In April 2011, following its presidential elections, Nigeria was rocked by deadly election-related and communal violence which left more than 800 people dead.
The violence began with widespread protests by supporters of the main opposition candidate, Muhammadu Buhari, a northern Muslim from the Congress for Progressive Change, following the re-election of incumbent Goodluck Jonathan, a Christian from the Niger Delta in the south, who was the candidate for the ruling People’s Democratic Party.
The protests degenerated into violent riots or sectarian killings in the northern states of Adamawa, Bauchi, Borno, Gombe, Jigawa, Kaduna, Kano, Katsina, Niger, Sokoto, Yobe and Zamfara.
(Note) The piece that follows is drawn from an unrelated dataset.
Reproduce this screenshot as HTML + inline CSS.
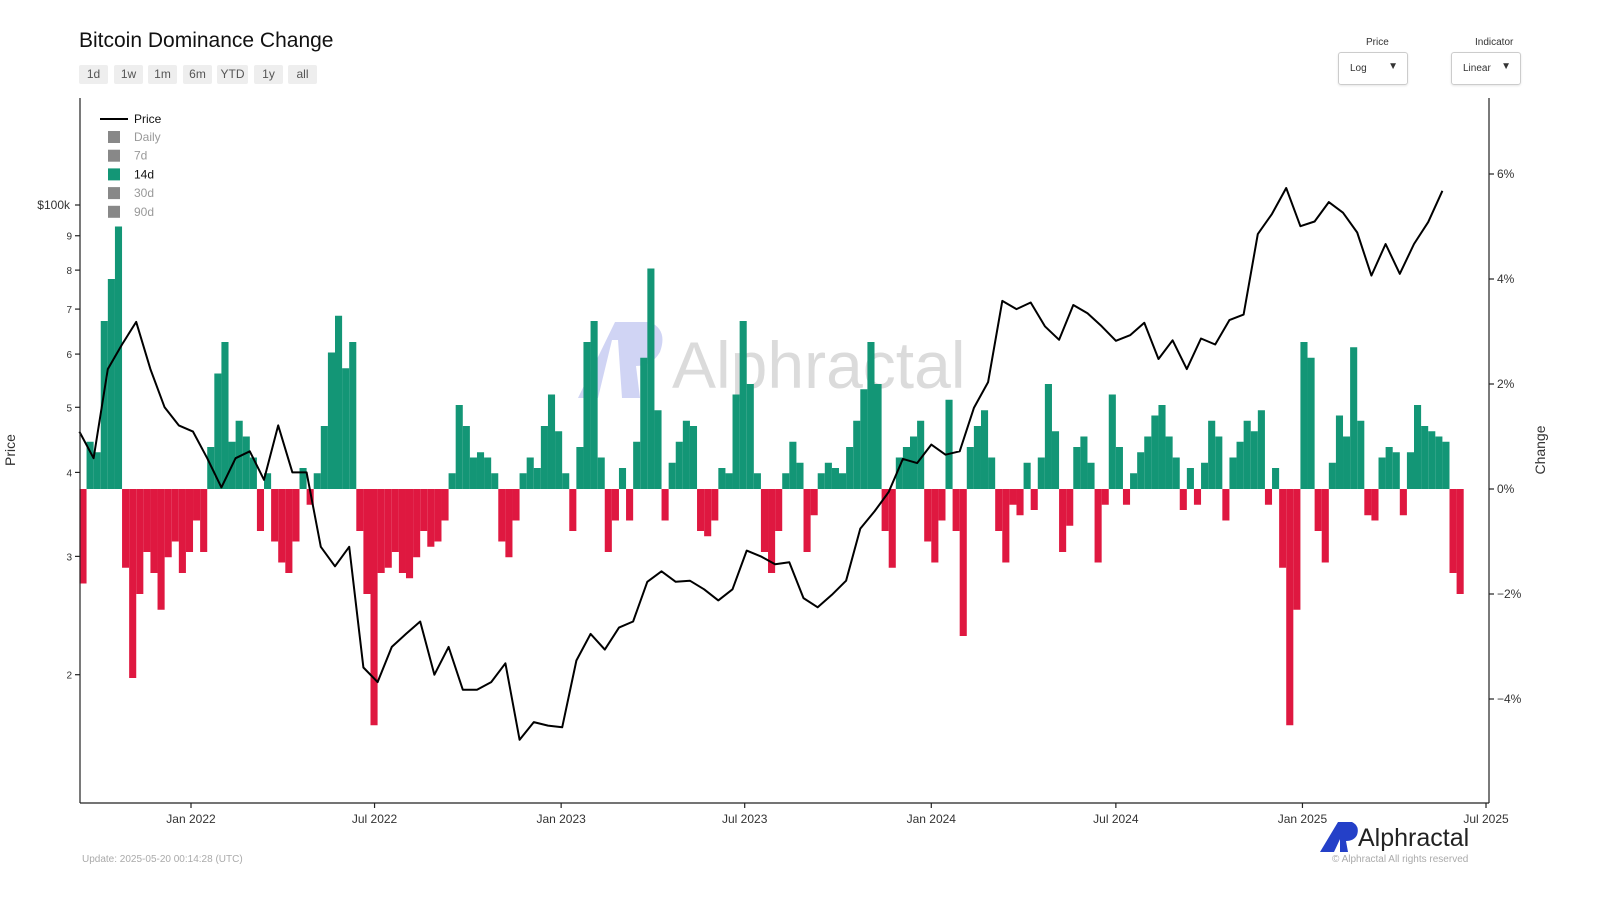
<!DOCTYPE html>
<html><head><meta charset="utf-8"><style>
body{margin:0;width:1600px;height:900px;background:#fff;font-family:"Liberation Sans",sans-serif;overflow:hidden;position:relative}
.title{position:absolute;left:79px;top:29px;font-size:21px;color:#111}
.btn{position:absolute;top:65px;height:19px;background:#eee;color:#555;font-size:12px;line-height:19px;text-align:center;border-radius:2px}
.lbl{position:absolute;font-size:10px;color:#333}
.dd{position:absolute;top:52px;width:68px;height:31px;border:1px solid #ccc;border-radius:3px;font-size:10px;color:#333;box-shadow:0 1px 2px rgba(0,0,0,.1)}
.dd span{position:absolute;left:11px;top:10px}
.dd b{position:absolute;right:9px;top:8px;font-size:10px}
</style></head><body>
<div class="title">Bitcoin Dominance Change</div>
<div class="btn" style="left:79px;width:29px">1d</div>
<div class="btn" style="left:114px;width:29px">1w</div>
<div class="btn" style="left:148px;width:29px">1m</div>
<div class="btn" style="left:183px;width:29px">6m</div>
<div class="btn" style="left:217px;width:31px">YTD</div>
<div class="btn" style="left:254px;width:29px">1y</div>
<div class="btn" style="left:288px;width:29px">all</div>
<div class="lbl" style="left:1366px;top:37px">Price</div>
<div class="dd" style="left:1338px"><span>Log</span><b>▼</b></div>
<div class="lbl" style="left:1475px;top:37px">Indicator</div>
<div class="dd" style="left:1451px"><span>Linear</span><b>▼</b></div>
<svg id="chart" width="1600" height="900" style="position:absolute;left:0;top:0"></svg>
<script>
const barStart="2021-09-13";
const changeValues=[-1.8,0.9,0.7,3.2,4.0,5.0,-1.5,-3.6,-2.0,-1.2,-1.6,-2.3,-1.3,-1.0,-1.6,-1.2,-0.6,-1.2,0.8,2.2,2.8,0.9,1.3,1.0,0.6,-0.8,0.3,-1.0,-1.4,-1.6,-1.0,0.4,-0.3,0.3,1.2,2.6,3.3,2.3,2.8,-0.8,-2.0,-4.5,-1.6,-1.5,-1.2,-1.6,-1.7,-1.3,-0.8,-1.1,-1.0,-0.6,0.3,1.6,1.2,0.6,0.7,0.6,0.3,-1.0,-1.3,-0.6,0.3,0.6,0.4,1.2,1.8,1.1,0.3,-0.8,0.8,2.8,3.2,0.6,-1.2,-0.6,0.4,-0.6,0.9,2.5,4.2,1.5,-0.6,0.5,0.9,1.3,1.2,-0.8,-0.9,-0.6,0.4,0.3,1.8,3.2,2.0,0.3,-1.2,-1.6,-0.8,0.3,0.9,0.5,-1.2,-0.5,0.3,0.5,0.4,0.3,0.8,1.3,1.9,2.8,2.0,-0.8,-1.5,0.6,0.8,1.0,1.3,-1.0,-1.4,-0.6,1.7,-0.8,-2.8,0.8,1.2,1.5,0.6,-0.8,-1.4,-0.3,-0.5,0.5,-0.4,0.6,2.0,1.1,-1.2,-0.7,0.8,1.0,0.5,-1.4,-0.3,1.8,0.8,-0.3,0.3,0.7,1.0,1.4,1.6,1.0,0.6,-0.4,0.4,-0.3,0.5,1.3,1.0,-0.6,0.6,0.9,1.3,1.1,1.5,-0.3,0.4,-1.5,-4.5,-2.3,2.8,2.5,-0.8,-1.4,0.5,1.4,1.0,2.7,1.3,-0.5,-0.6,0.6,0.8,0.7,-0.5,0.7,1.6,1.2,1.1,1.0,0.9,-1.6,-2.0];
const priceDates=["2021-09-13","2021-09-27","2021-10-11","2021-10-25","2021-11-08","2021-11-22","2021-12-06","2021-12-20","2022-01-03","2022-01-17","2022-01-31","2022-02-14","2022-02-28","2022-03-14","2022-03-28","2022-04-11","2022-04-25","2022-05-09","2022-05-23","2022-06-06","2022-06-20","2022-07-04","2022-07-18","2022-08-01","2022-08-15","2022-08-29","2022-09-12","2022-09-26","2022-10-10","2022-10-24","2022-11-07","2022-11-21","2022-12-05","2022-12-19","2023-01-02","2023-01-16","2023-01-30","2023-02-13","2023-02-27","2023-03-13","2023-03-27","2023-04-10","2023-04-24","2023-05-08","2023-05-22","2023-06-05","2023-06-19","2023-07-03","2023-07-17","2023-07-31","2023-08-14","2023-08-28","2023-09-11","2023-09-25","2023-10-09","2023-10-23","2023-11-06","2023-11-20","2023-12-04","2023-12-18","2024-01-01","2024-01-15","2024-01-29","2024-02-12","2024-02-26","2024-03-11","2024-03-25","2024-04-08","2024-04-22","2024-05-06","2024-05-20","2024-06-03","2024-06-17","2024-07-01","2024-07-15","2024-07-29","2024-08-12","2024-08-26","2024-09-09","2024-09-23","2024-10-07","2024-10-21","2024-11-04","2024-11-18","2024-12-02","2024-12-16","2024-12-30","2025-01-13","2025-01-27","2025-02-10","2025-02-24","2025-03-10","2025-03-24","2025-04-07","2025-04-21","2025-05-05","2025-05-19"];
const priceValues=[46,42,57,62,67,57,50,47,46,42,38,42,43,39,47,40,40,31,29,31,20.5,19.5,22,23,24,20,22,19,19,19.5,20.8,16,17,16.8,16.7,21,23,21.8,23.5,24,27.5,28.5,27.5,27.6,26.8,25.8,26.8,30.6,30,29.2,29.4,26,25.2,26.3,27.6,33,35,37.4,41.9,41.3,44,42.5,43,49.9,54.5,72,70,71.6,66,63,71,69,66,62.8,64,66.8,59,62.9,57,63.3,62,67.4,68.7,90.5,97,106,93,94.5,101,97.4,91,78.5,87.5,79,87.5,94.3,105];
const xTickLabels=["Jan 2022","Jul 2022","Jan 2023","Jul 2023","Jan 2024","Jul 2024","Jan 2025","Jul 2025"];
const xTickDates=["2022-01-01","2022-07-01","2023-01-01","2023-07-01","2024-01-01","2024-07-01","2025-01-01","2025-07-01"];
const leftTickValues=[100,90,80,70,60,50,40,30,20];
const leftTickLabels=["$100k","9","8","7","6","5","4","3","2"];
const rightTickValues=[6,4,2,0,-2,-4];
const rightTickLabels=["6%","4%","2%","0%","−2%","−4%"];

const NS="http://www.w3.org/2000/svg",svg=document.getElementById("chart");
const day=864e5,t0=Date.parse("2022-01-01");
const xScale=d=>191+(Date.parse(d)-t0)/day*1.0141;
const xDays=n=>191+n*1.0141;
const yPrice=p=>205+(2-Math.log10(p))*672;
const yChange=c=>489-c*52.5;
function mk(tag,attrs,parent){const e=document.createElementNS(NS,tag);for(const k in attrs)e.setAttribute(k,attrs[k]);(parent||svg).appendChild(e);return e;}

const wm=mk("g",{opacity:"0.35"});


mk("path",{d:"M578 398 L615 322 L640 322 L632 340 L612 340 L598 398 Z",fill:"#7b86e0"},wm);
mk("path",{d:"M628 322 L650 322 Q668 330 660 352 Q652 366 636 366 L640 398 L622 398 L618 340 Z",fill:"#7b86e0"},wm);
const wt=mk("text",{x:672,y:388,"font-size":"66","font-family":"Liberation Sans, sans-serif",fill:"#999"},wm);wt.textContent="Alphractal";

const bStart=(Date.parse(barStart)-t0)/day;
const bars=mk("g",{});


changeValues.forEach((v,i)=>{
  const x0=xDays(bStart+7*i),x1=xDays(bStart+7*(i+1));
  const y0=yChange(0),y1=yChange(v);
  const r=mk("rect",{x:x0,y:Math.min(y0,y1),width:Math.max(x1-x0,0.5),height:Math.abs(y1-y0),fill:v>=0?"#139676":"#df1840"},bars);
  
  
});

const pts=priceDates.map((d,i)=>xScale(d).toFixed(1)+","+yPrice(priceValues[i]).toFixed(1)).join(" ");
const pl=mk("polyline",{points:pts,fill:"none",stroke:"#000","stroke-width":"2","stroke-linejoin":"round"});



const ax=mk("g",{stroke:"#222","stroke-width":"1.2",fill:"none"});


mk("line",{x1:80,y1:98,x2:80,y2:803},ax);
mk("line",{x1:80,y1:803,x2:1489,y2:803},ax);
mk("line",{x1:1489,y1:98,x2:1489,y2:803},ax);
function txt(x,y,s,attrs,name){const t=mk("text",Object.assign({x:x,y:y,"font-size":"12","font-family":"Liberation Sans, sans-serif",fill:"#333"},attrs||{}));t.textContent=s;return t;}
xTickDates.forEach((d,i)=>{const x=xScale(d);mk("line",{x1:x,y1:803,x2:x,y2:808},ax);txt(x,823,xTickLabels[i],{"text-anchor":"middle"},'x-tick-label');});
leftTickValues.forEach((v,i)=>{const y=yPrice(v);mk("line",{x1:75,y1:y,x2:80,y2:y},ax);txt(i==0?70:72,y+4,leftTickLabels[i],{"text-anchor":"end","font-size":i==0?"12":"10"},'left-tick-label');});
rightTickValues.forEach((v,i)=>{const y=yChange(v);mk("line",{x1:1489,y1:y,x2:1494,y2:y},ax);txt(1497,y+4,rightTickLabels[i],{},'right-tick-label');});
txt(15,450,"Price",{transform:"rotate(-90 15 450)","text-anchor":"middle","font-size":"14"},'y-axis-title-left');
txt(1545,450,"Change",{transform:"rotate(-90 1545 450)","text-anchor":"middle","font-size":"14"},'y-axis-title-right');

const lg=mk("g",{});


mk("line",{x1:100,y1:119,x2:128,y2:119,stroke:"#000","stroke-width":"2"},lg);
txt(134,123,"Price",{fill:"#111"},'legend-price');
const lgItems=["Daily","7d","14d","30d","90d"];
lgItems.forEach((s,i)=>{const y=137+i*18.7;mk("rect",{x:108,y:y-6,width:12,height:12,fill:s=="14d"?"#139676":"#888"},lg);txt(134,y+4,s,{fill:s=="14d"?"#111":"#999"},'legend-'+s.toLowerCase());});

txt(82,862,"Update: 2025-05-20 00:14:28 (UTC)",{"font-size":"10",fill:"#aaa"},'update-timestamp');
const lgo=mk("g",{});


mk("path",{d:"M1320 852 L1338 822 L1348 822 L1334 852 Z",fill:"#2440c8"},lgo);
mk("path",{d:"M1344 822 L1352 822 Q1360 826 1357 835 Q1354 841 1346 841 L1348 852 L1340 852 L1340 830 Z",fill:"#2440c8"},lgo);
txt(1358,846,"Alphractal",{"font-size":"25",fill:"#222"},'brand-name');
txt(1332,862,"© Alphractal All rights reserved",{"font-size":"10",fill:"#aaa"},'copyright');
</script>
</body></html>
In Ethiopia in 2005, the opposition cried foul over vote fraud and led protesters into the streets of the capital Addis Ababa that left more than 82 people dead.
In 2016, Jean Ping, the opposition presidential candidate in Gabon, lost to incumbent President Ali Bongo Ondimba.
Ping disputed the election outcome, declared himself the winner and called for mass action.Three people died while many more were injured after crowds tried to storm the offices of the electoral commission in Libreville, shortly after authorities announced Bongo’s re-election by a narrow majority.
Protesters had set fire to part of Gabon’s Parliament building. 
But not all disputed elections lead to violence.
Opposition politicians disputed the outcomes of presidential elections in Zambia and Uganda in 2016, Angola in 2017 and Ghana in 2012, but none of these countries experienced significant violence after the elections.
Instead, the losers filed election petitions in court to challenge the outcome.
One would describe the violence that the MDC Alliance initiated as a desperate measure to fenestrate the country’s politics as a partner in Government.
But President-elect Emmerson Dambudzo Mnangagwa has since ruled out the possibility of a Government of National Unity (GNU). 
With two thirds majority in Parliament, there is no doubt ZANU PF will continue to call the shots in Zimbabwean politics.
Faced by this reality, MDC Alliance is aware their space in the country’s politics can only be as the opposition.  
MDC Alliance leader Chamisa is on record saying he will not accept election results if they go against his victory.
After losing opposition parties that include Odinga’s and MDC Alliance often use brutal perpetrators of election violence. 
They resort to violence and protests as a way to coerce the international community to jump in and initiate dialogue between the ruling party and the opposition.
Usually, it is fear of losing an election that serves as a focal point for collective action and post-electoral violence by some opposition parties.
Both Chamisa and his colleague Tendai Biti are on record saying they would not accept results that did not pronounce them as winners.
Such statements by the MDC Alliance show how the opposition induces and manipulates its supporters to use violence when victory does not favour them.
Commenting on Zimbabwe’s recent elections on one of South Africa’s television stations, Julius Malema, leader of South African opposition Economic Freedom Fighters (EFF), said political parties  should  learn to desist from violence and  learn to accept democratic outcomes. 
“Let us learn to accept democratic outcomes, violence in Africa can never be a solution,” he said.
“We must be dignified even in defeat.”